Cuando vivía en AugustoLópezochocientosveintiunoteléfonosetentayunocuarentaytressesentayseis, siempre jugaba a lo mismo. A armar historias. Yo era el muchachito y mamá la muchachita. “Vos eras tal persona y yo tal otra. Un malvado nos había encerrado en blah blah blah. Y resulta que vos blah blah blah, entonces yo blah blah blah...”. Ella escuchaba mientras yo relataba lo que íbamos a hacer. Cuando terminaba de armar la historia, con guión incluído, se acababa el juego.
Cuando vivía en AugustoLópezochocientosveintiunoteléfonosetentayunocuarentaytressesentayseis, siempre jugaba a lo mismo. A ver novelas brasileñas sentado en la falda de mi abuela, la más hermosa del barrio. En las partes pornográficas, cuando a la protagonista se le veía un cuarto de teta, ella me tapaba los ojos y se reía. “Uuhhh no mirés, Palín, no mirés”, decía.

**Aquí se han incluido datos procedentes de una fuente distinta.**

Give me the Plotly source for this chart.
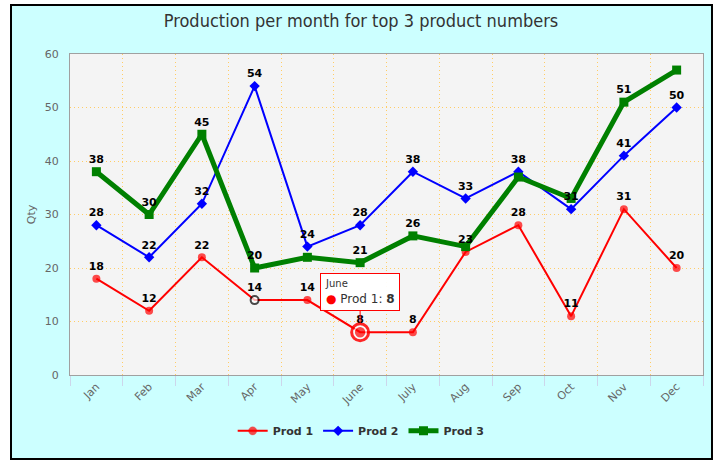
import plotly.graph_objects as go

months = ["Jan", "Feb", "Mar", "Apr", "May", "June", "July", "Aug", "Sep", "Oct", "Nov", "Dec"]
prod1 = [18, 12, 22, 14, 14, 8, 8, 23, 28, 11, 31, 20]
prod2 = [28, 22, 32, 54, 24, 28, 38, 33, 38, 31, 41, 50]
prod3 = [38, 30, 45, 20, 22, 21, 26, 24, 37, 33, 51, 57]

# which data labels are visible (overlapping ones hidden in the original)
show1 = [1] * 12
show2 = [1] * 12
show3 = [1, 1, 1, 1, 0, 1, 1, 0, 0, 0, 1, 0]

hover_idx = 5     # June, Prod 1 (tooltip)
select_idx = 3    # Apr, Prod 1 (white marker)

def labels(vals, show):
    return [str(v) if s else "" for v, s in zip(vals, show)]

label_font = dict(family="DejaVu Sans, Verdana, sans-serif", size=11, color="#000000", weight="bold")

fig = go.Figure()

# plot area light background & outer cyan frame
fig.add_shape(type="rect", xref="paper", yref="paper",
              x0=-0.0932, x1=1.0142, y0=-0.2617, y1=1.1526,
              fillcolor="#ccffff", line=dict(color="#000000", width=2), layer="below")
fig.add_shape(type="rect", xref="paper", yref="paper",
              x0=0, x1=1, y0=0, y1=1,
              fillcolor="#f4f4f4", line=dict(width=0), layer="below")

p1_colors = ["#ff0000"] * 12
p1_line_colors = ["#ff0000"] * 12
p1_sizes = [8] * 12
p1_line_w = [0] * 12
p1_colors[select_idx] = "#ffffff"
p1_line_colors[select_idx] = "#000000"
p1_line_w[select_idx] = 2
p1_colors[hover_idx] = "#ff0000"
p1_line_colors[hover_idx] = "#ffffff"
p1_line_w[hover_idx] = 1.5
p1_sizes[hover_idx] = 12

series = [
    ("Prod 1", prod1, show1, "#ff0000", 2, "circle", p1_sizes, p1_colors,
     dict(color=p1_line_colors, width=p1_line_w)),
    ("Prod 2", prod2, show2, "#0000ff", 2, "diamond", 8, "#0000ff", dict(width=0)),
    ("Prod 3", prod3, show3, "#008000", 5, "square", 9, "#008000", dict(width=0)),
]

for name, vals, show, col, lw, sym, size, mcol, mline in series:
    fig.add_trace(go.Scatter(
        x=months, y=vals, name=name, mode="lines+markers",
        line=dict(color=col, width=lw),
        marker=dict(symbol=sym, size=size, color=mcol, line=mline)))

# halo for hovered point
fig.add_trace(go.Scatter(
    x=[months[hover_idx]], y=[prod1[hover_idx]], mode="markers",
    marker=dict(symbol="circle-open", size=17, color="rgba(255,0,0,0.85)", line=dict(width=3)),
    showlegend=False, hoverinfo="skip"))

# data labels on top of all lines
for name, vals, show, col, lw, sym, size, mcol, mline in series:
    fig.add_trace(go.Scatter(
        x=months, y=vals, mode="markers+text", showlegend=False, hoverinfo="skip",
        marker=dict(size=8, color="rgba(0,0,0,0)"),
        text=labels(vals, show), textposition="top center", textfont=label_font))

# tooltip
fig.add_annotation(
    x=months[hover_idx], y=prod1[hover_idx], xref="x", yref="y",
    text=("<span style='font-size:10px'>June</span><br>"
          "<span style='color:#ff0000'>●</span> Prod 1: <b>8</b>"),
    showarrow=True, arrowhead=0, arrowwidth=1, arrowcolor="#ff0000",
    ax=0, ay=-40, standoff=9, align="left",
    bgcolor="rgba(255,255,255,0.95)", bordercolor="#ff0000", borderwidth=1, borderpad=4,
    font=dict(family="DejaVu Sans, Verdana, sans-serif", size=12, color="#333333"))

fig.update_layout(
    width=722, height=467,
    margin=dict(l=70, r=19, t=54, b=92),
    paper_bgcolor="#ffffff",
    plot_bgcolor="rgba(0,0,0,0)",
    title=dict(text="Production per month for top 3 product numbers",
               x=0.5, xref="container", xanchor="center",
               y=1 - 21 / 467, yref="container", yanchor="middle",
               font=dict(family="Liberation Sans Narrow, DejaVu Sans Condensed, Open Sans, sans-serif",
                         size=18, color="#333333")),
    showlegend=True,
    legend=dict(orientation="h", x=0.46, xanchor="center", y=-0.174, yanchor="middle",
                font=dict(family="DejaVu Sans, Verdana, sans-serif", size=11, color="#333333", weight="bold"),
                bgcolor="rgba(0,0,0,0)", itemwidth=30),
    hovermode=False,
)

fig.update_xaxes(
    type="category", categoryorder="array", categoryarray=months,
    range=[-0.5, 11.5], tickson="boundaries",
    showgrid=True, gridcolor="#ffcc66", griddash="1px,3px", gridwidth=1,
    ticks="outside", ticklen=10, tickcolor="#ccd6eb",
    tickangle=-45, tickfont=dict(family="DejaVu Sans, Verdana, sans-serif", size=11, color="#666666"),
    showline=True, linecolor="#a0a0a0", linewidth=1, mirror=True, zeroline=False)

fig.update_yaxes(
    range=[0, 60], dtick=10, tick0=0,
    showgrid=True, gridcolor="#ffcc66", griddash="1px,3px", gridwidth=1,
    ticks="outside", ticklen=8, tickcolor="rgba(0,0,0,0)",
    tickfont=dict(family="DejaVu Sans, Verdana, sans-serif", size=11, color="#666666"),
    title=dict(text="Qty", standoff=6,
               font=dict(family="DejaVu Sans, Verdana, sans-serif", size=11, color="#666666")),
    showline=True, linecolor="#a0a0a0", linewidth=1, mirror=True, zeroline=False)

fig.write_html("out.html")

Cuando vivía en AugustoLópezochocientosveintiunoteléfonosetentayunocuarentaytressesentayseis siempre jugaba a lo mismo. A las luchitas. En el mismo escenario del mini tarzán pero con mi papá. El se ponía de rodillas con las manos atrás, exhibiendo su cara para que yo le encajara una piña. Se movía tan rápido que nunca pude pegarle una. Cuando me cansaba me tiraba encima suyo y el me abrazaba y me hacía las mejores cosquillas del universo.
Se me pone la piel de gallina y el corazón lleno de sonrisas, cuando recuerdo como me sentía viviendo en AugustoLópezochocientosveintiunoteléfonoetc etc etc.